Die Gleichzeitigkeit des Denkens mit unterschiedlichem Sehen und Handeln wurde ihm bewusst. Wie beim Autofahren, sagte er sich: Du fährst mal nach links, mal nach rechts, achtest auf den Verkehr − und denkst dabei an ganz etwas anderes.

Hermes schloss die Augen, lehnte sich zurück. Ein anderes Bild leuchtete auf: Herma! Die Erinnerung an diese Frau hatte ihn nicht mehr losgelassen. Vergangenes Jahr war er erstmals auf der Buchmesse gewesen. Sein Verlag hatte ihn eingeladen, sein neues Buch über die Frauenfrage im alten Rom persönlich vorzustellen. Das Buch war ein bescheidener Erfolg geworden. Die Pressekonferenz mit anschließender Signierstunde hatte den Auftakt gegeben. Im Handumdrehen waren die Freiexemplare für Journalisten vergriffen gewesen. Als Letzte war Herma gekommen, hatte sich als Redakteurin vom MDR ausgewiesen und um ein Autogramm gebeten. Schon während der Pressekonferenz war ihm die junge Frau aufgefallen. Diese vollen, kirschrot geschminkten Lippen waren nicht zu übersehen gewesen. Unverwandt hatte sie ihn angestarrt. Ihre Augen hatten sich getroffen. Kurz nur. Doch es war der Anfang gewesen.

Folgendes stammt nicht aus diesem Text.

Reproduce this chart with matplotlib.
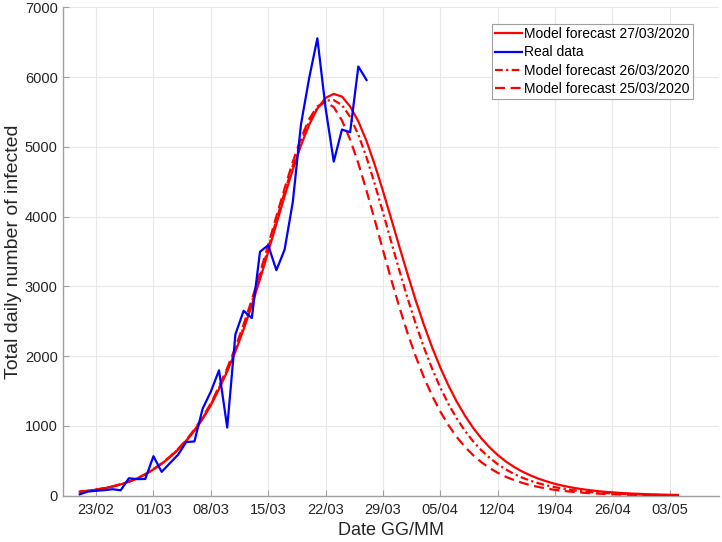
import matplotlib
matplotlib.use("Agg")
import matplotlib.pyplot as plt
import matplotlib.dates as mdates
import numpy as np

plt.rcParams["font.family"] = ["Liberation Sans", "DejaVu Sans"]

#==================================================================================================
# Data (daily new infected)
#==================================================================================================
real_start = "2020-02-21"
real_cases = [20, 59, 71, 79, 93, 78, 250, 238, 240, 566, 342, 466, 587, 769, 778, 1247, 1492,
              1797, 977, 2313, 2651, 2547, 3497, 3590, 3233, 3526, 4207, 5322, 5986, 6557, 5560,
              4789, 5249, 5210, 6153, 5959]

model_start = "2020-02-21"
forecast_27 = [57, 70, 87, 107, 132, 163, 201, 248, 306, 378, 458, 551, 660, 785, 930, 1100,
               1295, 1529, 1782, 2066, 2384, 2731, 3104, 3495, 3895, 4293, 4674, 5022, 5318, 5550,
               5702, 5760, 5721, 5580, 5366, 5084, 4746, 4370, 3975, 3573, 3179, 2800, 2450, 2128,
               1838, 1579, 1350, 1149, 975, 824, 695, 585, 491, 413, 347, 291, 244, 204, 170, 142,
               119, 99, 83, 69, 57, 48, 40, 33, 28, 23, 19, 16, 13, 11]
forecast_26 = [57, 70, 86, 106, 131, 162, 200, 247, 305, 378, 459, 553, 663, 790, 937, 1109,
               1307, 1545, 1805, 2095, 2418, 2770, 3148, 3545, 3950, 4350, 4730, 5075, 5360, 5560,
               5665, 5670, 5599, 5430, 5174, 4850, 4471, 4063, 3644, 3231, 2835, 2465, 2127, 1822,
               1551, 1314, 1109, 932, 781, 653, 545, 453, 377, 312, 259, 215, 178, 147, 122, 101,
               83, 68, 56, 47, 39, 32, 26, 22, 18, 15, 12, 10, 8, 7]
forecast_25 = [58, 71, 87, 108, 133, 164, 202, 250, 309, 382, 465, 560, 672, 800, 950, 1125,
               1325, 1565, 1830, 2125, 2455, 2810, 3195, 3595, 4005, 4405, 4785, 5125, 5400, 5580,
               5645, 5570, 5380, 5104, 4765, 4372, 3953, 3524, 3104, 2705, 2334, 1998, 1699, 1435,
               1207, 1011, 843, 702, 582, 482, 398, 329, 271, 224, 184, 152, 125, 102, 84, 69,
               57, 47, 38, 31, 26, 21, 17, 14, 12, 10, 8, 7, 5, 5]

x_limits = ["2020-02-19", "2020-05-09"]
y_ticks = [0, 1000, 2000, 3000, 4000, 5000, 6000, 7000]

#==================================================================================================
# Plot
#==================================================================================================
def days(start, n):
    return np.datetime64(start) + np.arange(n)

fig = plt.figure(figsize=(7.22, 5.42), dpi=100)
ax = fig.add_axes([0.0877, 0.0854, 0.908, 0.901])

ax.plot(days(model_start, len(forecast_27)), forecast_27, color="#ff0000", lw=1.6,
        label="Model forecast 27/03/2020", zorder=3)
ax.plot(days(real_start, len(real_cases)), real_cases, color="#0000ff", lw=1.6,
        label="Real data", zorder=4)
ax.plot(days(model_start, len(forecast_26)), forecast_26, color="#ff0000", lw=1.6,
        dashes=(3.5, 1.5, 1, 1.5), label="Model forecast 26/03/2020", zorder=3)
ax.plot(days(model_start, len(forecast_25)), forecast_25, color="#ff0000", lw=1.6,
        dashes=(4.5, 2.5), label="Model forecast 25/03/2020", zorder=3)

ax.set_xlim(np.datetime64(x_limits[0]), np.datetime64(x_limits[1]))
ax.set_ylim(0, 7000)
ax.set_yticks(y_ticks)
ax.xaxis.set_major_locator(mdates.WeekdayLocator(byweekday=mdates.SU))
ax.xaxis.set_major_formatter(mdates.DateFormatter("%d/%m"))

ax.grid(True, color="#e8e8e8", lw=0.8, zorder=0)
ax.set_axisbelow(True)
for side in ["top", "right"]:
    ax.spines[side].set_visible(False)
for side in ["left", "bottom"]:
    ax.spines[side].set_color("#a0a0a0")
    ax.spines[side].set_linewidth(1.0)
ax.tick_params(direction="in", length=4, width=0.8, color="#a0a0a0", labelsize=10.5,
               labelcolor="#262626")
ax.tick_params(axis="x", pad=5)
ax.tick_params(axis="y", pad=4)

ax.set_xlabel("Date GG/MM", fontsize=13, color="#262626", labelpad=4)
ax.set_ylabel("Total daily number of infected", fontsize=14, color="#262626", labelpad=2)

leg = ax.legend(loc="upper right", bbox_to_anchor=(0.96, 0.965), fontsize=10,
                handlelength=1.9, handletextpad=0.2, labelspacing=0.3, borderpad=0.2,
                fancybox=False, framealpha=1, borderaxespad=0)
leg.get_frame().set_edgecolor("#a0a0a0")
leg.get_frame().set_linewidth(0.8)

fig.savefig("out.png", dpi=100)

Als Fragen zum Buch gestellt wurden – unsinnige Reporterfragen über Tempelprostitution im alten Rom, die Rolle der Sklavin als Nebenfrau und mit welcher Politikerin von heute der Herr Professor die Agrippina vergleichen würde –, hatten sich Hermas schöne Lippen verächtlich gewölbt. Dann war sie vor an seinen Tisch gekommen, das Freiexemplar aufgeschlagen für ein Autogramm hinhaltend, und hatte leise gesagt: „Ich bewundere Sie!“

Noch jetzt, ein Jahr später, spürte Hermes Herzklopfen bei der Erinnerung. Wie sie ihn angeblickt hatte! Hingebungsvoll, dass es ihm einen Stich versetzt hatte. Unter seinen Studentinnen waren oft junge Frauen gewesen, die ihn angehimmelt hatten. Und er hatte den Reiz ihrer weiblichen Ausstrahlung gespürt. Die Versuchung, sich da auf etwas einzulassen, war groß gewesen. Doch die Vernunft war immer stärker. Diesmal jedoch war er nahe daran gewesen, sich dem so lange unterdrückten Verlangen auszuliefern. Lag es an seinem Alter von über sechzig? Durfte er jetzt schwach werden?, hatte er sich gefragt. Es war nicht dazu gekommen. Wie würde es diesmal sein?

Professor Guido Hermes fuhr zwar zur Buchmesse nach Leipzig. In Wahrheit jedoch fuhr er zu Herma, die Versuchung noch einmal zu wagen.